(Exercise instructions):
Quote every line of the data below as it stands, omitting pictures.

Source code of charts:
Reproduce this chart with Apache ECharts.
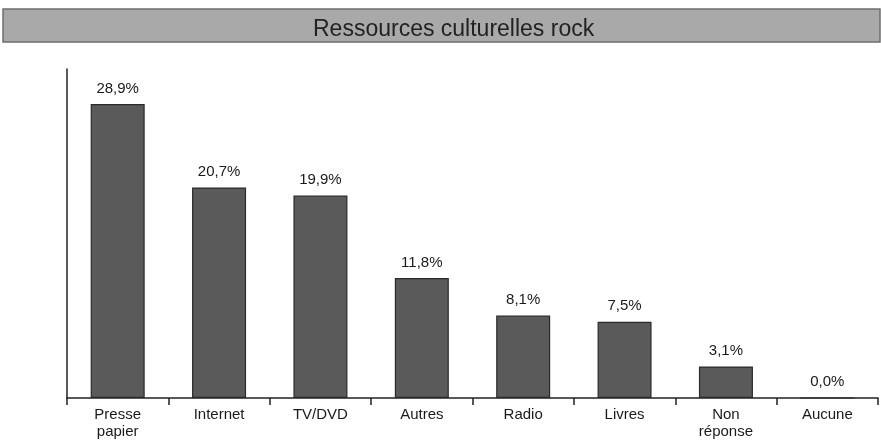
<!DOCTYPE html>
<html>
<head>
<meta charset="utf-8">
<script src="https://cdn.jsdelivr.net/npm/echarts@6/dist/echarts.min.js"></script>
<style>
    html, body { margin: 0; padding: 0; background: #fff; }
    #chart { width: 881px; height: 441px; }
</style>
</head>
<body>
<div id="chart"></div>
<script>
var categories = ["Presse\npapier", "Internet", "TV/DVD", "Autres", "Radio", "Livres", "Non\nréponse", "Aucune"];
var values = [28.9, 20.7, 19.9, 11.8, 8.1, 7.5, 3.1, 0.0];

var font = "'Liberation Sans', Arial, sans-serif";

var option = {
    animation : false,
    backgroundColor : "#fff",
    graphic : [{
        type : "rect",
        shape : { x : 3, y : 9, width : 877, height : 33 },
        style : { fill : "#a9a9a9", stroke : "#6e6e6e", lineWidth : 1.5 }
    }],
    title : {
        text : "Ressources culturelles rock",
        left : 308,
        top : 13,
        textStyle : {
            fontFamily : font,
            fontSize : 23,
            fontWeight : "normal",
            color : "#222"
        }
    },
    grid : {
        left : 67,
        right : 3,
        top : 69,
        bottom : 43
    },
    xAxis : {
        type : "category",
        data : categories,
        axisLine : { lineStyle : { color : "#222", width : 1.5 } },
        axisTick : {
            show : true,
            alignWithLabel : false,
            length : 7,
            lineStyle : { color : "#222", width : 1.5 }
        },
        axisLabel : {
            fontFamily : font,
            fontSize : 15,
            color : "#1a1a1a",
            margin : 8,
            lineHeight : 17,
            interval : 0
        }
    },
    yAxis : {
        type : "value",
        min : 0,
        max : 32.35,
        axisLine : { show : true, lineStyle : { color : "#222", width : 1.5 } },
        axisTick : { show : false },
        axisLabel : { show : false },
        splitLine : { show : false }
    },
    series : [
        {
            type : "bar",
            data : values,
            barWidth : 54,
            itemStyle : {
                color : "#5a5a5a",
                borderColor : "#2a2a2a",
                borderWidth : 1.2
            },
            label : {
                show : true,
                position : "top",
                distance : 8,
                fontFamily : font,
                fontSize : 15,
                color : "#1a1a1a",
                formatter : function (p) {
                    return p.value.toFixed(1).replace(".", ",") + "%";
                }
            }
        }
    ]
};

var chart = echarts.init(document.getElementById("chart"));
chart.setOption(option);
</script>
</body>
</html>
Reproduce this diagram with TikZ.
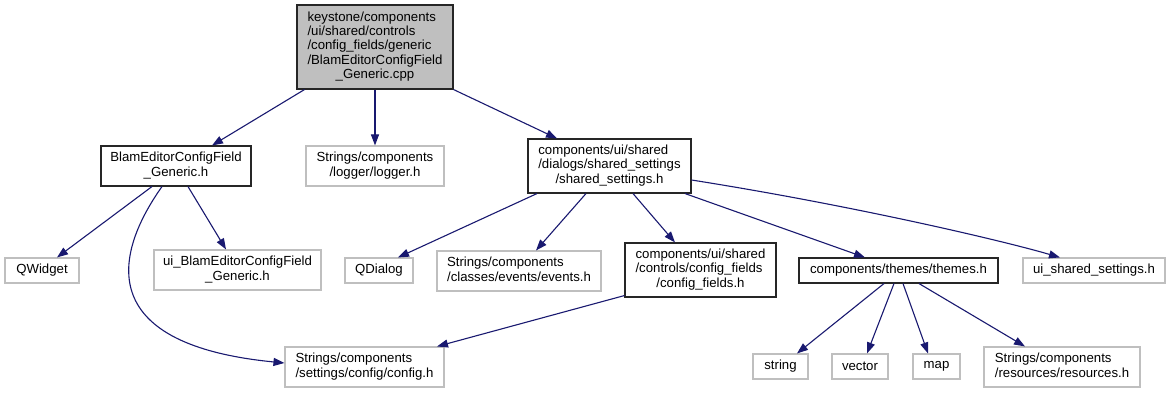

(Exercise output):
Reproduce this chart with Apache ECharts.
<!DOCTYPE html>
<html>
<head>
<meta charset="utf-8">
<script src="https://cdn.jsdelivr.net/npm/echarts@6/dist/echarts.min.js"></script>
<style>
    html, body { margin: 0; padding: 0; background: #fff; }
    #chart { width: 881px; height: 441px; }
</style>
</head>
<body>
<div id="chart"></div>
<script>
var categories = ["Presse\npapier", "Internet", "TV/DVD", "Autres", "Radio", "Livres", "Non\nréponse", "Aucune"];
var values = [28.9, 20.7, 19.9, 11.8, 8.1, 7.5, 3.1, 0.0];

var font = "'Liberation Sans', Arial, sans-serif";

var option = {
    animation : false,
    backgroundColor : "#fff",
    graphic : [{
        type : "rect",
        shape : { x : 3, y : 9, width : 877, height : 33 },
        style : { fill : "#a9a9a9", stroke : "#6e6e6e", lineWidth : 1.5 }
    }],
    title : {
        text : "Ressources culturelles rock",
        left : 308,
        top : 13,
        textStyle : {
            fontFamily : font,
            fontSize : 23,
            fontWeight : "normal",
            color : "#222"
        }
    },
    grid : {
        left : 67,
        right : 3,
        top : 69,
        bottom : 43
    },
    xAxis : {
        type : "category",
        data : categories,
        axisLine : { lineStyle : { color : "#222", width : 1.5 } },
        axisTick : {
            show : true,
            alignWithLabel : false,
            length : 7,
            lineStyle : { color : "#222", width : 1.5 }
        },
        axisLabel : {
            fontFamily : font,
            fontSize : 15,
            color : "#1a1a1a",
            margin : 8,
            lineHeight : 17,
            interval : 0
        }
    },
    yAxis : {
        type : "value",
        min : 0,
        max : 32.35,
        axisLine : { show : true, lineStyle : { color : "#222", width : 1.5 } },
        axisTick : { show : false },
        axisLabel : { show : false },
        splitLine : { show : false }
    },
    series : [
        {
            type : "bar",
            data : values,
            barWidth : 54,
            itemStyle : {
                color : "#5a5a5a",
                borderColor : "#2a2a2a",
                borderWidth : 1.2
            },
            label : {
                show : true,
                position : "top",
                distance : 8,
                fontFamily : font,
                fontSize : 15,
                color : "#1a1a1a",
                formatter : function (p) {
                    return p.value.toFixed(1).replace(".", ",") + "%";
                }
            }
        }
    ]
};

var chart = echarts.init(document.getElementById("chart"));
chart.setOption(option);
</script>
</body>
</html>
Reproduce this diagram with TikZ.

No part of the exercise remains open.